━━━━━ Data provided ━━━━━

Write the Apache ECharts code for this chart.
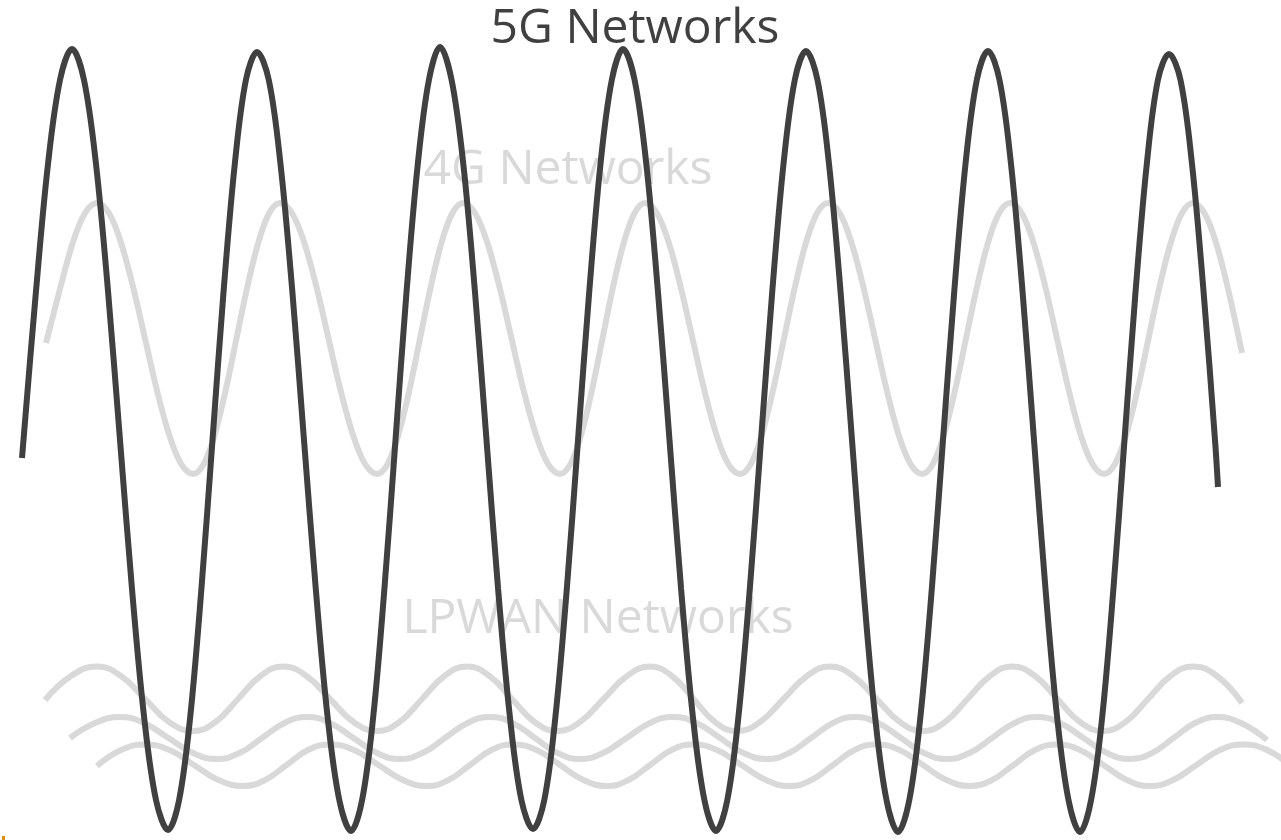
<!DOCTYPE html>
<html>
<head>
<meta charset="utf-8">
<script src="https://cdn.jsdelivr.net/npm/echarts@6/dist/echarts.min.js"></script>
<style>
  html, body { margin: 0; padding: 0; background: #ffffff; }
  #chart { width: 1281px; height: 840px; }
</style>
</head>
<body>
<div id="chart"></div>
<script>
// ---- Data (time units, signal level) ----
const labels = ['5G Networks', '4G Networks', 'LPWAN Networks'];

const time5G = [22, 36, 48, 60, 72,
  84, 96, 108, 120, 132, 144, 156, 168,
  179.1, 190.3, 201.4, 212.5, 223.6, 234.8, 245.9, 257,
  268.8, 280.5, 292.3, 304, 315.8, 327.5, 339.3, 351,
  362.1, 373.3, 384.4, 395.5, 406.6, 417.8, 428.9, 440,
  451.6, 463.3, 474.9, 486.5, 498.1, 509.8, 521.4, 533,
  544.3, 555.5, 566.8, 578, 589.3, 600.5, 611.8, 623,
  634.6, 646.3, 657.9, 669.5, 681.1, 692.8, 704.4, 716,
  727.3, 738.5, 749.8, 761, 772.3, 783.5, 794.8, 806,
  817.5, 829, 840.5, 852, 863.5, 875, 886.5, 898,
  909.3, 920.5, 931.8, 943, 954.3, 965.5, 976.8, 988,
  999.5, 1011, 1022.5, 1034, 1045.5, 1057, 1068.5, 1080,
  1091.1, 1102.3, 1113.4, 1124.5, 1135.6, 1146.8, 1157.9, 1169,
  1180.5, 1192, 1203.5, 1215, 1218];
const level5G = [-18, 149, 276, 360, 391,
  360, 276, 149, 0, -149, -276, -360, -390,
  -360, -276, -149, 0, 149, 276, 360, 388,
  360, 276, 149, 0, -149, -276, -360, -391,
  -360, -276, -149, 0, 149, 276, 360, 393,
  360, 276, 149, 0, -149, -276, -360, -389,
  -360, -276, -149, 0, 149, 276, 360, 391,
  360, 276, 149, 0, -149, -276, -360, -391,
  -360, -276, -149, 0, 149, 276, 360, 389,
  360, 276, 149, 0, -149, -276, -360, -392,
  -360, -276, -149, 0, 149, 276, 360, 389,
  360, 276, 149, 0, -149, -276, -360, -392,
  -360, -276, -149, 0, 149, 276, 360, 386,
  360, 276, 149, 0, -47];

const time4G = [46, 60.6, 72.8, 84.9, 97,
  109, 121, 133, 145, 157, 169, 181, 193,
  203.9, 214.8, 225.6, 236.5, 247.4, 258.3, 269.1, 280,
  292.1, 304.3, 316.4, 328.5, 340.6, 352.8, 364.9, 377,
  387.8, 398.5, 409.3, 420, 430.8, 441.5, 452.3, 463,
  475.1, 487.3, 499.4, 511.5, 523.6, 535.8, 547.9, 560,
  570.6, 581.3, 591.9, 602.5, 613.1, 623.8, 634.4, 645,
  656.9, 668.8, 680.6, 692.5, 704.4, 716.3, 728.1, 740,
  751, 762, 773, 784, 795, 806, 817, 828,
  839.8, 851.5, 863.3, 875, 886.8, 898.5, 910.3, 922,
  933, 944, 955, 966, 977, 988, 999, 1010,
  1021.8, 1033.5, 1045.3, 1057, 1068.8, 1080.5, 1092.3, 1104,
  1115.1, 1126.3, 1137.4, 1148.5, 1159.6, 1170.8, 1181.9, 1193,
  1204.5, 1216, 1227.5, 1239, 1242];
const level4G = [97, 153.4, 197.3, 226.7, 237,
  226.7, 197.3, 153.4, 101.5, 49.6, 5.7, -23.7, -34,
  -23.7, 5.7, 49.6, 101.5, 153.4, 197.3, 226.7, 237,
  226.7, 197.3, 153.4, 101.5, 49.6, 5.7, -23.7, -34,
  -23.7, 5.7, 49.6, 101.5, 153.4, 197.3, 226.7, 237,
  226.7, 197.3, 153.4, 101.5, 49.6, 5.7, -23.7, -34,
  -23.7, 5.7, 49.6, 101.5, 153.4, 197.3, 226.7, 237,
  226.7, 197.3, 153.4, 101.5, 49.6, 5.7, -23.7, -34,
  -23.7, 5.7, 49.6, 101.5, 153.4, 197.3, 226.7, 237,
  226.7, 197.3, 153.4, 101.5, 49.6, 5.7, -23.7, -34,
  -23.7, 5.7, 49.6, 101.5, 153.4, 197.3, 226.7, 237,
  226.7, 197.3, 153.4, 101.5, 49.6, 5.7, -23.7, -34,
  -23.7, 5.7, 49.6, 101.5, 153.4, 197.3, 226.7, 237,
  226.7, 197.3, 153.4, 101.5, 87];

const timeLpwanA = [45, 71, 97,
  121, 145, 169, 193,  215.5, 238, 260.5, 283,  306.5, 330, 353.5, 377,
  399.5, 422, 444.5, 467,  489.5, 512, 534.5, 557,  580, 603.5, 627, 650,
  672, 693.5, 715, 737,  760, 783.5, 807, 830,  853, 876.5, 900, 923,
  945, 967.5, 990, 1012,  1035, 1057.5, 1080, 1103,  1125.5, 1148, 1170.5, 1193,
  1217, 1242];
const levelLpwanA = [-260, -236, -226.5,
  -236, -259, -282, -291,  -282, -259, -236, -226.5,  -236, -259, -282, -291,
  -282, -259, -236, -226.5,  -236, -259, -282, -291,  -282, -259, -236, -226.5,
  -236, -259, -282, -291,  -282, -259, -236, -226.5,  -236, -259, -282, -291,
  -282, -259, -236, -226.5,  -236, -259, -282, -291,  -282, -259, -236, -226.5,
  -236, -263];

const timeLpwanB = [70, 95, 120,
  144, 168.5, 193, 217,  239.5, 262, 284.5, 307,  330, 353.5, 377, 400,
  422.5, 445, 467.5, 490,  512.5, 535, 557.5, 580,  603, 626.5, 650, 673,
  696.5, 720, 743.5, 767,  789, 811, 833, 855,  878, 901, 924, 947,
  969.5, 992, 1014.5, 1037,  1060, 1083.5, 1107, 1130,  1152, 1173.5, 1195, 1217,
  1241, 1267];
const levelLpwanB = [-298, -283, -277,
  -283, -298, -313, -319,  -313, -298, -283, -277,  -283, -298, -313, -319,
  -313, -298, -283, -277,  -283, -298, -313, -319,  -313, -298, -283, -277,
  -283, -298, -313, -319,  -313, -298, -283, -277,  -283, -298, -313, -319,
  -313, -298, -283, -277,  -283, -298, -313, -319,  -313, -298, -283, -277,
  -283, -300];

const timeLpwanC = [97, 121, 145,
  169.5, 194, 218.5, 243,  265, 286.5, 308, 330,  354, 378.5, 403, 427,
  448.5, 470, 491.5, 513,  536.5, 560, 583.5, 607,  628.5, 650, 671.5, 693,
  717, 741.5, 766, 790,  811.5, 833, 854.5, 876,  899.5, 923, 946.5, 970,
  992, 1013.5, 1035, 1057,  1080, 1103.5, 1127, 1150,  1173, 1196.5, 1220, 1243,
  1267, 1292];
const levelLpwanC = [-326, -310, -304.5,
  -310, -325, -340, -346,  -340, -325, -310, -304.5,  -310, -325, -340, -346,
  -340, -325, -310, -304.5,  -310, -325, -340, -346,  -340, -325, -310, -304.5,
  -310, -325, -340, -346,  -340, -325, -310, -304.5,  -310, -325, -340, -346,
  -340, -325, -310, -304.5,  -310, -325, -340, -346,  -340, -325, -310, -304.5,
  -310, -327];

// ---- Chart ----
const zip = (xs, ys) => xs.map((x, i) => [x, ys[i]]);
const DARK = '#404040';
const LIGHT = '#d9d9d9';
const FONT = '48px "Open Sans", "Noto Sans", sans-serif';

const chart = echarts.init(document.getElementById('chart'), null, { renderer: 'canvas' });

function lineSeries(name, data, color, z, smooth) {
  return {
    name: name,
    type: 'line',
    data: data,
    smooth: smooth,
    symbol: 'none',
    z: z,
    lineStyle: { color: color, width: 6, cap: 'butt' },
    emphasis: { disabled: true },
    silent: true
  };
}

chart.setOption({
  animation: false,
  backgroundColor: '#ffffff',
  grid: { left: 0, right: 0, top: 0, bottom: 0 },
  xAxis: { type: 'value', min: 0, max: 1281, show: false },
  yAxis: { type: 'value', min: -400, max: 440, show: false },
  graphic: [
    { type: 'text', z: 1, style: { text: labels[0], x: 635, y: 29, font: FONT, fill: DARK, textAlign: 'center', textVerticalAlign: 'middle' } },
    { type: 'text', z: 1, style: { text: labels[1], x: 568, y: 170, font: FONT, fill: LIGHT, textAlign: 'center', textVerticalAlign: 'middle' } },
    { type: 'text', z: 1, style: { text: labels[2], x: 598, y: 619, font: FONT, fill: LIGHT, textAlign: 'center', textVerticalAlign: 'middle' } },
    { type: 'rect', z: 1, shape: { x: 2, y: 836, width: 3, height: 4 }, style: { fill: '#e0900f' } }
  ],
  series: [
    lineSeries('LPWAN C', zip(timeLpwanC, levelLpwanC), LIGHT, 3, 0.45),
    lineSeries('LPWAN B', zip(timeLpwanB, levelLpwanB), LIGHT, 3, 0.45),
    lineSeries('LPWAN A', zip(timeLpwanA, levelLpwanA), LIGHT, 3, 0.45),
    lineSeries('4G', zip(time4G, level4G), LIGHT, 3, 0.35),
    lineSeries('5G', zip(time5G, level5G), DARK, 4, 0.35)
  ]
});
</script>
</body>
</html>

━━━━━
━━━━━ Data provided ━━━━━

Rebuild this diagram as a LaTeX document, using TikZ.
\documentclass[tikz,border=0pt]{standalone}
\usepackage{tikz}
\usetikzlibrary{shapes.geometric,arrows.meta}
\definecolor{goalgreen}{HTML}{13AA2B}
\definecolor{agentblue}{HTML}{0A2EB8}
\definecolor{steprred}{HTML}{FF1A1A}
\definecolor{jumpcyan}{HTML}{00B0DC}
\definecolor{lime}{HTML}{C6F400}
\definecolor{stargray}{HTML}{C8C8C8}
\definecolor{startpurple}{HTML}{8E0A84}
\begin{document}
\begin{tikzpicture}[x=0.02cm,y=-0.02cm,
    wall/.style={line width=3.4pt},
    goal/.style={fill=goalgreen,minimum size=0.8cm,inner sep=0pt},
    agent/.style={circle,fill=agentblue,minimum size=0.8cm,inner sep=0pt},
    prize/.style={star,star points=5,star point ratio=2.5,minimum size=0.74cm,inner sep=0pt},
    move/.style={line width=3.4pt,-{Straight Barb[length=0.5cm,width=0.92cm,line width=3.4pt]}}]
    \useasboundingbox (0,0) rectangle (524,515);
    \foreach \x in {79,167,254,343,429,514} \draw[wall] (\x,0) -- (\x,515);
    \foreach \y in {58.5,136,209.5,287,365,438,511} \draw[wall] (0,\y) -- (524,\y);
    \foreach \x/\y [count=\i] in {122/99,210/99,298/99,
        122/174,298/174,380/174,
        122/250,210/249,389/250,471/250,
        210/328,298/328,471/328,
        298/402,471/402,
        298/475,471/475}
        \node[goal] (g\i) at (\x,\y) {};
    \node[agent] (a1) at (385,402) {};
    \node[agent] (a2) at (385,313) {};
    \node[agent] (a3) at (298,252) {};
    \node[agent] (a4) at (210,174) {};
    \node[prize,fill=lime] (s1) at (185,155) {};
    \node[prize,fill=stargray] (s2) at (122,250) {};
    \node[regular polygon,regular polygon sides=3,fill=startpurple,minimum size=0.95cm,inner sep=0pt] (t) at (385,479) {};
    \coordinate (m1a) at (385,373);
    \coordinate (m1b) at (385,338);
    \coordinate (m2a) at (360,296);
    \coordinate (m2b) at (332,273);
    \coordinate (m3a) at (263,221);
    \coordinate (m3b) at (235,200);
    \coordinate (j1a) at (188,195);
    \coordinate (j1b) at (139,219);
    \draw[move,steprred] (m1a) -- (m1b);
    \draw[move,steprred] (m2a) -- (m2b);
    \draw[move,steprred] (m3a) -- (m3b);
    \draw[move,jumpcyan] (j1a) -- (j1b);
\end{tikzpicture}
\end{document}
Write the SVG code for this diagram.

━━━━━

- _Goal_: Reproduce exactly, and only, the lines from the one containing "Write the Apache ECharts code for this chart." through the one containing "const labels = ['5G", including both; leave out any pictures.

- _Answer below_:
Write the Apache ECharts code for this chart.
<!DOCTYPE html>
<html>
<head>
<meta charset="utf-8">
<script src="https://cdn.jsdelivr.net/npm/echarts@6/dist/echarts.min.js"></script>
<style>
  html, body { margin: 0; padding: 0; background: #ffffff; }
  #chart { width: 1281px; height: 840px; }
</style>
</head>
<body>
<div id="chart"></div>
<script>
// ---- Data (time units, signal level) ----
const labels = ['5G Networks', '4G Networks', 'LPWAN Networks'];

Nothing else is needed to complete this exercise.